Two skiffs continued to chase the vessel and returned fire, the IMB report said. The skiffs and the security team exchanged fire and after 30 minutes and numerous approaches the skiffs aborted and moved away. There were no reports of injuries to either pirates or security team and crew.
“While the rather ragged nature of the attack illustrates that the pirates still lack discipline, it should concern everyone in the maritime community that so many pirates would group together to attack a merchant vessel simultaneously,” Neptune noted in its release.
“Whether this represents a genuinely new approach to tactics by pirates is as yet unknown. What is clear, however, is that only the presence of an armed security detail on board the bulk carrier ensured its continued safe passage and the safety of its crew and cargo. Had there been no armed detail on board, it would seem clear that this story would have had a very different outcome.”

Hijackings off Somalia date back at least 20 years, but it is in the past few years that the business has mushroomed into a multi-million dollar international industry. Pirates are changing their tactics as they gain more experience attacking and seizing vessels. IMB director Pottengal Mukundan said last month that, “This June, for the first time, pirates fired on ships in rough seas in the Indian Ocean during the monsoon season. In the past, they would have stayed away in such difficult conditions.”

It has also become commonplace for pirates to use bigger “mother ships” equipped with more sophisticated equipment to allow them to stay at sea longer and strike farther than they were able to do in the past.

Attacks are increasingly violent, involving automatic weapons and rocket propelled grenade launchers. Whereas five years ago pirates were just as likely to brandish a knife as a gun, this year guns were used in 160 attacks and knives in 35, the IMB said in its latest Piracy and Armed Robbery Against Ships report.

Now pirates are firing back at security teams and attacking in large numbers, as last week’s incident shows. Part of the reason for this is the high stakes involved and the large ransom payments.

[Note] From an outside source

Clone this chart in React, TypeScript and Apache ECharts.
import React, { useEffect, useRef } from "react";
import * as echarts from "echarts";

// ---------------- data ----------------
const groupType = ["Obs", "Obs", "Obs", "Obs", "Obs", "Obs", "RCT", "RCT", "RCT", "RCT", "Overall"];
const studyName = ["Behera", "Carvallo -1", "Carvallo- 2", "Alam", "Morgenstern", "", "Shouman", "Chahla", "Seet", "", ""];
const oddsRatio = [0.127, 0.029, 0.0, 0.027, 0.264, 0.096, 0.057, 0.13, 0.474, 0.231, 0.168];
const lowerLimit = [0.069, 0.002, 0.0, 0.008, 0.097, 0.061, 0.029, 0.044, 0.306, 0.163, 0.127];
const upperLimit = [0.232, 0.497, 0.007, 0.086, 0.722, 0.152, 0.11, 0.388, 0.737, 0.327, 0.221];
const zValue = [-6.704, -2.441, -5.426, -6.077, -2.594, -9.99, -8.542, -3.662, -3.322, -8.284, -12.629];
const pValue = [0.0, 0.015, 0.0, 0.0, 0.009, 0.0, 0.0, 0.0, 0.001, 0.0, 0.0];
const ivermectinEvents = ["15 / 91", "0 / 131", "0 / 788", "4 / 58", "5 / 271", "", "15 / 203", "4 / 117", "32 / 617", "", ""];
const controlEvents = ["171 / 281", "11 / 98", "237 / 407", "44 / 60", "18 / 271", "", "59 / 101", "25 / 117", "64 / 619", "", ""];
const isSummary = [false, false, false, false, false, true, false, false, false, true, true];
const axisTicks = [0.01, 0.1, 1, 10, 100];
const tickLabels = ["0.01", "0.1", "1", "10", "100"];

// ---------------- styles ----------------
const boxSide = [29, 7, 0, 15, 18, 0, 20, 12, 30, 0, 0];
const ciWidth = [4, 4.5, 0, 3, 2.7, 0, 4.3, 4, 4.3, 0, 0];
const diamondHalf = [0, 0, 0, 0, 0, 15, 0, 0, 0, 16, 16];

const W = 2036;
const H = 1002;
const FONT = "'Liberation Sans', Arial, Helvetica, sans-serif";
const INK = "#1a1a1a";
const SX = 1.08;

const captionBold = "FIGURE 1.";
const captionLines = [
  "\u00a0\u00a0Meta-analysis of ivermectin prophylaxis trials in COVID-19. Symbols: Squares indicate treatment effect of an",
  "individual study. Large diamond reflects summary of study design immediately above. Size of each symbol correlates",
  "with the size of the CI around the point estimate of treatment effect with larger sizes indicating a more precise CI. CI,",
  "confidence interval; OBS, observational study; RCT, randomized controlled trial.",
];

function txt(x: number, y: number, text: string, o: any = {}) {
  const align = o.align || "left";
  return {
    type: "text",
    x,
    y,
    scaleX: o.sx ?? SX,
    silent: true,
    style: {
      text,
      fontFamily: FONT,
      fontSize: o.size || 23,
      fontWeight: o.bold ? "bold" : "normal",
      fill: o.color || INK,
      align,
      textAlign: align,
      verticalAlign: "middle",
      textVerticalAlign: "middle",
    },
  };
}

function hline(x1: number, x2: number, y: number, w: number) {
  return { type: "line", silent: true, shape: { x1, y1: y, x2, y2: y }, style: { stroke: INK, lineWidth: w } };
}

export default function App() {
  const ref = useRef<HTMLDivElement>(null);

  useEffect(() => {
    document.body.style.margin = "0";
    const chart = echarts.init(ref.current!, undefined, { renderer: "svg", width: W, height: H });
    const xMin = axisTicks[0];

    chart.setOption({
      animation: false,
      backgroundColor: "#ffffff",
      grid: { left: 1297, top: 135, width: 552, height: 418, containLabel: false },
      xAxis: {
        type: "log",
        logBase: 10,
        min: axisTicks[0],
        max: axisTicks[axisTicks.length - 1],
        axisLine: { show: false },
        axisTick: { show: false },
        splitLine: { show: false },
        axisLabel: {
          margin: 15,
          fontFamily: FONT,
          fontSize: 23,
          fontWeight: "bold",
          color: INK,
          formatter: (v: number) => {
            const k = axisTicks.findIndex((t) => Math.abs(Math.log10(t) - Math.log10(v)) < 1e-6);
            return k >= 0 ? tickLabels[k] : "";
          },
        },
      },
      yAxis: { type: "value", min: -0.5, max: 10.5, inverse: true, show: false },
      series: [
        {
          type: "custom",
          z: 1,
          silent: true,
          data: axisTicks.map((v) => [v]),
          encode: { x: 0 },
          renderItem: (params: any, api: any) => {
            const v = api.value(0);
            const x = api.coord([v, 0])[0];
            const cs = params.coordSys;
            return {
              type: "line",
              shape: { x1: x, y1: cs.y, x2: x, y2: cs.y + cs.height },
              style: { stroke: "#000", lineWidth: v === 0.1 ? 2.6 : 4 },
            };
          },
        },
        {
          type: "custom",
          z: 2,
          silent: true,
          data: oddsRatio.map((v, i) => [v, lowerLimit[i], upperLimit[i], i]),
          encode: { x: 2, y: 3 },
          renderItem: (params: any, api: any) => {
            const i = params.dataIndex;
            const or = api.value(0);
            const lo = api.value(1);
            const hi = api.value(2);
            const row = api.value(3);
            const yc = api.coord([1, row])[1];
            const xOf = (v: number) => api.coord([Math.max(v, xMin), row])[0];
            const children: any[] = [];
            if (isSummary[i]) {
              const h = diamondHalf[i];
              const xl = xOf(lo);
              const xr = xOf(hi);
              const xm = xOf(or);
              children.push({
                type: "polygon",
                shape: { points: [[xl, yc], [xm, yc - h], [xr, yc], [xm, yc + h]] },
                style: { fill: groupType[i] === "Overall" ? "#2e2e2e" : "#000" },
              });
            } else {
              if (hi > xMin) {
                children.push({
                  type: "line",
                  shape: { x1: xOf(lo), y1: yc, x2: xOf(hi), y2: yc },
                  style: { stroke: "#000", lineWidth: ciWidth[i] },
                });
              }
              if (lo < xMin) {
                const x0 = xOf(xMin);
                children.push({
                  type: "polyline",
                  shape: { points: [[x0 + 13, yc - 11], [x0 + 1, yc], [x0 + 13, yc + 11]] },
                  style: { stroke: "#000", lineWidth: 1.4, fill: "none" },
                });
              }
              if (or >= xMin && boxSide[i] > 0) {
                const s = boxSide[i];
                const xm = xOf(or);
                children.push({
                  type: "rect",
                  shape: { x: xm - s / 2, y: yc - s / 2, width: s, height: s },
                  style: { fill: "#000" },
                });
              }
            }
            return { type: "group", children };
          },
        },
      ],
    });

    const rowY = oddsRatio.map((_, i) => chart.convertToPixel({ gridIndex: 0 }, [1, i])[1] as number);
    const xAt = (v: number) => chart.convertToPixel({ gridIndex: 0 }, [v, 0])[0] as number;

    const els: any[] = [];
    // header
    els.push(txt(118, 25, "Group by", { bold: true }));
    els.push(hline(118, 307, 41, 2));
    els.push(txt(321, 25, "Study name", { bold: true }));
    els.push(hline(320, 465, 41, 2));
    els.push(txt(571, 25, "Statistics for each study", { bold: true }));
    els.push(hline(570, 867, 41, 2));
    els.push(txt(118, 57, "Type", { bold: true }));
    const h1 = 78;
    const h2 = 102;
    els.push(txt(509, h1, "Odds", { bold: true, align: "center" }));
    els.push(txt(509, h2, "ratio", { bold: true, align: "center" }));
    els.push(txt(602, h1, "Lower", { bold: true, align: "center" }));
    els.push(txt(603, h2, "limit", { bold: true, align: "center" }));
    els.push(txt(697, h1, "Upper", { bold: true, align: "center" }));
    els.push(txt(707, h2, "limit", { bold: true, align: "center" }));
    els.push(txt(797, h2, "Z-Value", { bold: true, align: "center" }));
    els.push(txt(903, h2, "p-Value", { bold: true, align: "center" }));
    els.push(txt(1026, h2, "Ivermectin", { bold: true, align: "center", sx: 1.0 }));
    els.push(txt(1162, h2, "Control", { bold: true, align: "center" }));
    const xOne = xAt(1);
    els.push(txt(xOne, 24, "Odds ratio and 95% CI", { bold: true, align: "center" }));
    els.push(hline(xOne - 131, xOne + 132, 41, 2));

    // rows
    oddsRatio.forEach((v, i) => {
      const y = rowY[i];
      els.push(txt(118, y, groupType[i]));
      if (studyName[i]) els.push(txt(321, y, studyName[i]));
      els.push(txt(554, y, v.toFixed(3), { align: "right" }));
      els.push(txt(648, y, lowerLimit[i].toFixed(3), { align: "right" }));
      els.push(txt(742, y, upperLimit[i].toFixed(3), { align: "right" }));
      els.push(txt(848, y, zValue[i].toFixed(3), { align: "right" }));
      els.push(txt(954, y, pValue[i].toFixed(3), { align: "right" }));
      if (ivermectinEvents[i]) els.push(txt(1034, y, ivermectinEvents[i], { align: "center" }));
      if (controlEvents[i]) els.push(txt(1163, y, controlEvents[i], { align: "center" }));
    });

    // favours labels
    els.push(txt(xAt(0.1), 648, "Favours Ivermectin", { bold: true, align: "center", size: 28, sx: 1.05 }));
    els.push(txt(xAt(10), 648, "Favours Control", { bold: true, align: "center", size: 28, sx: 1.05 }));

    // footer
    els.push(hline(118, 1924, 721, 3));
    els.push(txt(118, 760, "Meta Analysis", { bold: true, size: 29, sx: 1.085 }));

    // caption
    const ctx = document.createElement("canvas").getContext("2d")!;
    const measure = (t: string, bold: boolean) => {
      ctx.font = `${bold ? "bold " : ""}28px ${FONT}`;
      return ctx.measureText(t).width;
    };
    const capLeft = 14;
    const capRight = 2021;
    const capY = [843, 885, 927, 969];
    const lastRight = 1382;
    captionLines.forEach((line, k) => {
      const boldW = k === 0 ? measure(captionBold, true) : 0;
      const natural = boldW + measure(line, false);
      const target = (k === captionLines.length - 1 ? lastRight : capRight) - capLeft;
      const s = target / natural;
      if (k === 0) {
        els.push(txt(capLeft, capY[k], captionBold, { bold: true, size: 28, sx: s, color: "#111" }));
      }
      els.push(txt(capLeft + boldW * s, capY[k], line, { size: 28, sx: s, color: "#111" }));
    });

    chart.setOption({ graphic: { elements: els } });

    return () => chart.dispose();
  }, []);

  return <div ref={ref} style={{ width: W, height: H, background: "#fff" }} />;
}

According to US think-tank One Earth Foundation, the average ransom per ship in 2005 was US$150,000. By 2010, it had jumped to an average of US$5.4 million per ship, with large cargo vessels and oil tankers a popular prey for the seafaring gunmen.

In 2011, two ransoms over US$10 million have been paid and analysts fear that once the Monsoon season passes and the seas become calmer, there will be a resurgence in violent hijackings.

As of July 20, 20 vessels and 398 hostages were being held by Somali pirates, according to the International Maritime Bureau. So far in 2011, 21 ships have been hijacked off Somalia and seven hostages have been killed.

While international naval patrols have reduced the number of hijackings in certain areas, piracy continues to be a scourge that is costing the world economy. Studies estimate the cost to the global economy from Somali piracy is about US$7 billion to US$12 billion a year.

Some say that the only way to halt pirate attacks is to destroy their bases. During a press conference in Washington in May, Chief General Chen Bingde, from China’s People’s Liberation Army (PLA) General Staff Department, publicly suggested that China, the United States and others involved in counter-piracy patrols off the coast of Somalia should attack the pirate bases on land.
“It is important that we target not only the operators, those on the small ships or crafts conducting the hijacking activities, but also the figureheads,” Chen said. “The ransoms, the captured materials and money flow somewhere else. The pirates (on ships) … get only a small part of that.”

Earlier this year, a US Navy Commander, Vice Admiral Mark Fox, said he believed some of the pre-emptive techniques used to battle terrorism should be used to combat pirates, particularly the aggressive approach to tracking terrorist financing.